Throughout his career, Donaldson has met professionals in business, government and nonprofit sectors who spoke highly of SOM graduates, especially their knack for teamwork, he recalled.

Pamela Farr SOM ’78, who now sits on the SOM Board of Advisors, graduated from the school’s charter class. She was a young professional working in investment banking in San Francisco when she decided to pursue an MBA. Farr had applied to all the established business schools, including Harvard and Wharton at the University of Pennsylvania, and accepted a seat at Stanford.

Information was not as readily available in the 1970s, and Farr had no idea that on the East Coast, Yale was gearing up for its new school of management. It was not until she stumbled upon a copy of the Yale Alumni Magazine belonging to a company intern that she learned about Yale’s venture, and switched gears.

“I never really thought it was a hard decision. I was excited about the concept of the school, its focus on the private and nonprofit sectors — ‘business and society’ as we call it today. As much as it was a new school, it was a new school within Yale University. The prestige of the University would carry the school,” Farr said.

Farr added that the SOM education has imparted in her a sense of commitment to society. There was huge tension between the University and the city of New Haven in the 1970s, and her inaugural class particularly engaged in community outreach and often, coursework would require working with a local business. Farr has spent seven years serving in the American Red Cross, and led the organization as National Chair of Volunteers.

Professor of operations research Arthur Swersey was at Columbia University in 1976 when SOM’s hiring ad in a bulletin caught his attention. The school was looking for a one-year visiting professor, but Swersey stayed a longer period, and he has now taught at SOM for 40 years.

Everyone from faculty to the charter class of 48 students took risks joining the school, Swersey said. The fact that they were all starting something new created a unique culture of collaboration and concern for others which has since continued, he added.

James Firestone SOM ’78, executive vice president of Xerox, said his time at the SOM expanded the way he dealt with problem-solving. When the school was started from scratch, faculty and students experimented with new curricula, Firestone recalled. Notably, two professors co-led a workshop where students examined various crises — such as a sharp increase in oil prices — from multiple perspectives, including the historical, economic and political. Firestone also serves on the advisory board of SOM’s Center for Customer Insights.

Longtime faculty member and former SOM Dean Sharon Oster said that as the school enters its fifth decade, challenges await. Business schools worldwide have to compete for high-quality applicants, and the SOM will have to respond by designing new programs to complement existing ones, such as the Global Network for Advanced Management.

A January donation from Indra Nooyi SOM ’80, chairman and CEO of PepsiCo Inc., helped establish the SOM’s Fifth Decade Innovation Fund, which will be used to develop courses, address space shortages and manage Yale Center Beijing, according to SOM Dean Edward Snyder.

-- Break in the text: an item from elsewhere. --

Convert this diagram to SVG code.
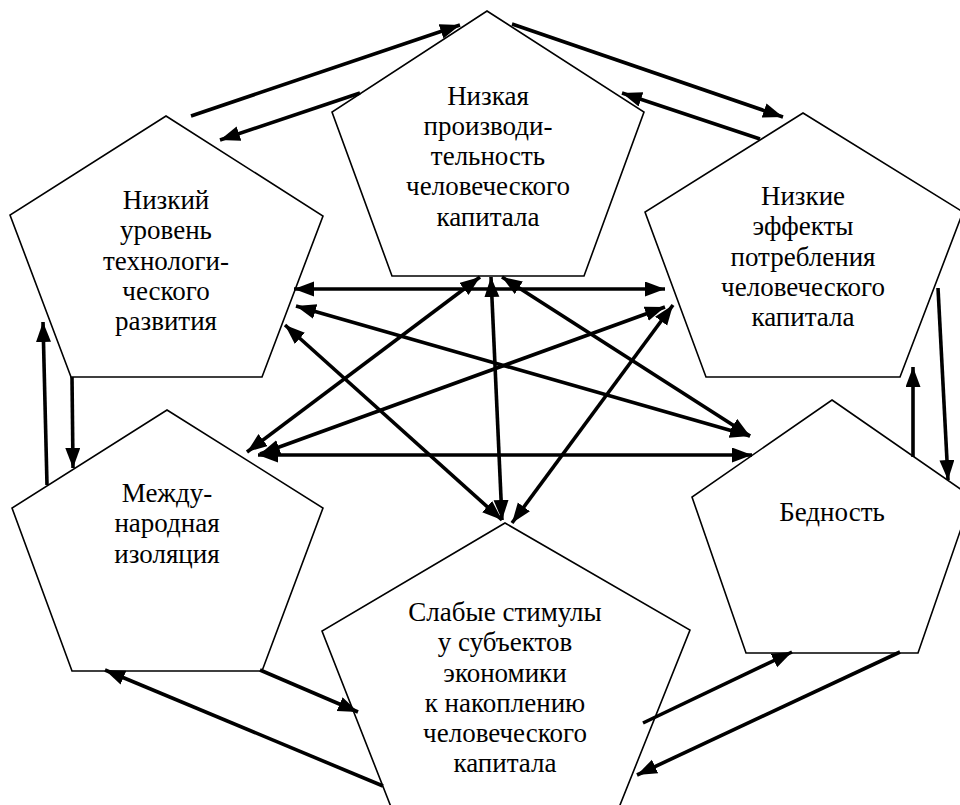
<svg xmlns="http://www.w3.org/2000/svg" width="960" height="805" viewBox="0 0 960 805">
<defs>
<marker id="ah" markerUnits="userSpaceOnUse" markerWidth="22" markerHeight="16" refX="20" refY="7.5" orient="auto-start-reverse" viewBox="0 0 22 16">
<path d="M0,0 L20,7.5 L0,15 z" fill="#000"/>
</marker>
<style>
.pg{fill:#fff;stroke:#000;stroke-width:1.6;stroke-linejoin:miter}
.t{font-family:"Liberation Serif","Times New Roman",serif;font-size:27px;fill:#000;text-anchor:middle}
.c line{stroke:#000;stroke-width:3.6;marker-end:url(#ah)}
.c line.d{marker-start:url(#ah)}
</style>
</defs>
<rect width="960" height="805" fill="#fff"/>
<g id="n1">
<polygon class="pg" points="487,11 644,112 584,276 392,276 332,112"/>
<text class="t"><tspan x="488" y="105">Низкая</tspan><tspan x="488" y="135">производи-</tspan><tspan x="488" y="165">тельность</tspan><tspan x="488" y="195">человеческого</tspan><tspan x="488" y="226">капитала</tspan></text>
</g>
<g id="n2">
<polygon class="pg" points="166,116 323,216 262,377 71,377 10,215"/>
<text class="t"><tspan x="166" y="209">Низкий</tspan><tspan x="166" y="239">уровень</tspan><tspan x="166" y="270">технологи-</tspan><tspan x="166" y="300">ческого</tspan><tspan x="166" y="330">развития</tspan></text>
</g>
<g id="n3">
<polygon class="pg" points="803,113 963,212 900,377 706,377 645,212"/>
<text class="t"><tspan x="803" y="205">Низкие</tspan><tspan x="803" y="235">эффекты</tspan><tspan x="803" y="266">потребления</tspan><tspan x="803" y="296">человеческого</tspan><tspan x="803" y="326">капитала</tspan></text>
</g>
<g id="n4">
<polygon class="pg" points="167,410 323,508 262,671 72,671 12,508"/>
<text class="t"><tspan x="167" y="502">Между-</tspan><tspan x="167" y="532">народная</tspan><tspan x="167" y="563">изоляция</tspan></text>
</g>
<g id="n5">
<polygon class="pg" points="505,523 690,630 608,835 402,835 322,631"/>
<text class="t"><tspan x="505" y="621">Слабые стимулы</tspan><tspan x="505" y="651">у субъектов</tspan><tspan x="505" y="682">экономики</tspan><tspan x="505" y="712">к накоплению</tspan><tspan x="505" y="742">человеческого</tspan><tspan x="505" y="772">капитала</tspan></text>
</g>
<g id="n6">
<polygon class="pg" points="832,400 972,497 918,653 746,653 692,497"/>
<text class="t"><tspan x="832" y="521">Бедность</tspan></text>
</g>
<g id="connectors" class="c">
<line x1="191" y1="116" x2="460" y2="25"/>
<line x1="360" y1="93" x2="220" y2="140"/>
<line x1="512" y1="24" x2="783" y2="117"/>
<line x1="760" y1="139" x2="622" y2="93"/>
<line x1="938" y1="288" x2="948" y2="480"/>
<line x1="913" y1="457" x2="913" y2="367"/>
<line x1="47" y1="485" x2="43" y2="322"/>
<line x1="72" y1="377" x2="73" y2="468"/>
<line x1="260" y1="670" x2="358" y2="712"/>
<line x1="383" y1="786" x2="105" y2="670"/>
<line x1="643" y1="723" x2="792" y2="652"/>
<line x1="900" y1="652" x2="637" y2="775"/>
<line class="d" x1="294" y1="289" x2="665" y2="289"/>
<line class="d" x1="258" y1="455" x2="752" y2="455"/>
<line class="d" x1="296" y1="306" x2="750" y2="436"/>
<line class="d" x1="665" y1="307" x2="260" y2="454"/>
<line class="d" x1="285" y1="325" x2="502" y2="520"/>
<line class="d" x1="673" y1="305" x2="512" y2="523"/>
<line class="d" x1="480" y1="277" x2="247" y2="452"/>
<line class="d" x1="491" y1="277" x2="502" y2="520"/>
<line class="d" x1="502" y1="277" x2="750" y2="436"/>
</g>
</svg>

“Many people around the campus have come to realize that there are huge benefits to having a school of management, due in part because of the school’s focus on the central question of how organizations compete and how they corporate, due in part to its original mission — which is more broad-based than other business schools. The University feels good about having SOM, and we feel good about being a part of Yale,” Snyder said.

When the school opened, the SOM only offered a Master’s in Public and Private Management, and not a traditional MBA.